方法:本研究では(1)シラバス分析と(2)アンケート調査を実施した.シラバスの分析では,日本の四年制大学(n=750)を対象とした.このうち柔道を開講していた大学は91大学であった.さらにそのうち49大学が教員養成課程における指導法の専門科目であり,46大学が一般学生を対象とした教養科目であった.また,このうち4つの大学ではいずれの授業も開講していた.大学のウェブサイトに掲載されているシラバスの中から柔道に関係する部分を抽出して,授業設計法(目標,内容・方法,評価)について分析整理した.授業担当者が判明した56大学に対してWEB アンケート調査を実施した.回答のあった14大学はいずれも専門体育で,回答から授業者と受講者の特徴と授業設計法について分析した.
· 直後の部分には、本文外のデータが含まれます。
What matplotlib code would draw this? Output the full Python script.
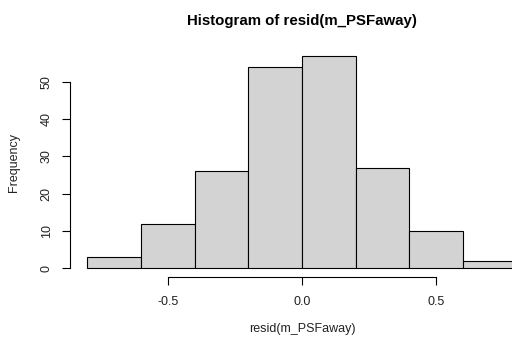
import numpy as np
import matplotlib
matplotlib.use("Agg")
import matplotlib.pyplot as plt

# histogram of residuals, bins of width 0.2
bin_edges = [-0.8, -0.6, -0.4, -0.2, 0.0, 0.2, 0.4, 0.6, 0.8]
counts = [3, 12, 26, 54, 57, 27, 10, 2]
x_ticks = [-0.5, 0.0, 0.5]
y_ticks = [0, 10, 20, 30, 40, 50]

plt.rcParams['font.family'] = ['Liberation Sans', 'DejaVu Sans']

fig = plt.figure(figsize=(5.12, 3.44), dpi=100)
# plot region runs past the right edge, like the cropped original
ax = fig.add_axes([70 / 512, 1 - 277 / 344, 464 / 512, 230 / 344])

lefts = bin_edges[:-1]
widths = np.diff(bin_edges)
ax.bar(lefts, counts, width=widths, align='edge', color='#d3d3d3',
       edgecolor='black', linewidth=0.8)

ax.set_xlim(-0.864, 0.864)
ax.set_ylim(-0.04 * max(counts), 1.04 * max(counts))

for s in ['top', 'right']:
    ax.spines[s].set_visible(False)
ax.spines['bottom'].set_bounds(x_ticks[0], x_ticks[-1])
ax.spines['left'].set_bounds(y_ticks[0], y_ticks[-1])
ax.spines['bottom'].set_linewidth(0.8)
ax.spines['left'].set_linewidth(0.8)

ax.set_xticks(x_ticks)
ax.set_xticklabels(['-0.5', '0.0', '0.5'])
ax.set_yticks(y_ticks)
ax.set_yticklabels([str(v) for v in y_ticks], rotation=90, va='center')
ax.tick_params(axis='both', length=6, width=0.8, labelsize=9, labelcolor='#222222')
ax.tick_params(axis='x', pad=7.5)
ax.tick_params(axis='y', pad=6.5)

ax.set_title('Histogram of resid(m_PSFaway)', fontsize=10.8,
             fontweight='bold', pad=16)
ax.set_xlabel('resid(m_PSFaway)', fontsize=9, labelpad=11, color='#222222')
ax.set_ylabel('Frequency', fontsize=9, labelpad=15, color='#222222')

fig.savefig('out.png', dpi=100)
結果:91大学に対して実施したシラバス分析の結果,柔道授業の目標について,「運動技能の習得・向上」が81件(52.6%)で最も多かった.授業の内容・方法について,中学校学習指導要領の例示を中心に設定されていた.評価について,「平常点」による評価が71件(42.8%)で最も多く採用されていた.アンケート調査の結果,調査の対象とした14大学のすべての授業者は,柔道の有段者であり教員免許を所持している“柔道の専門家”であった.授業の目標ついて,「柔道精神の理解」が最も多く目標に採用されていた.次いで,「指導法の習得」の得点が高かった.内容・方法について,シラバス分析と同様,学習指導要領の例示を中心に設定されていた.評価について,「実技テスト」がすべての授業で採用されていた.また,「出席」による評価を採用している授業が2つあり,目標に対応した評価という点で課題があった.
まとめ:本研究の結果,大学柔道授業は,目標,内容・方法,評価の3点の一貫性および整合性が必ずしも明確になっていなかった.つまり,現在の大学体育における柔道授業では,授業の質保証について十分に達成しているといえないと指摘できる.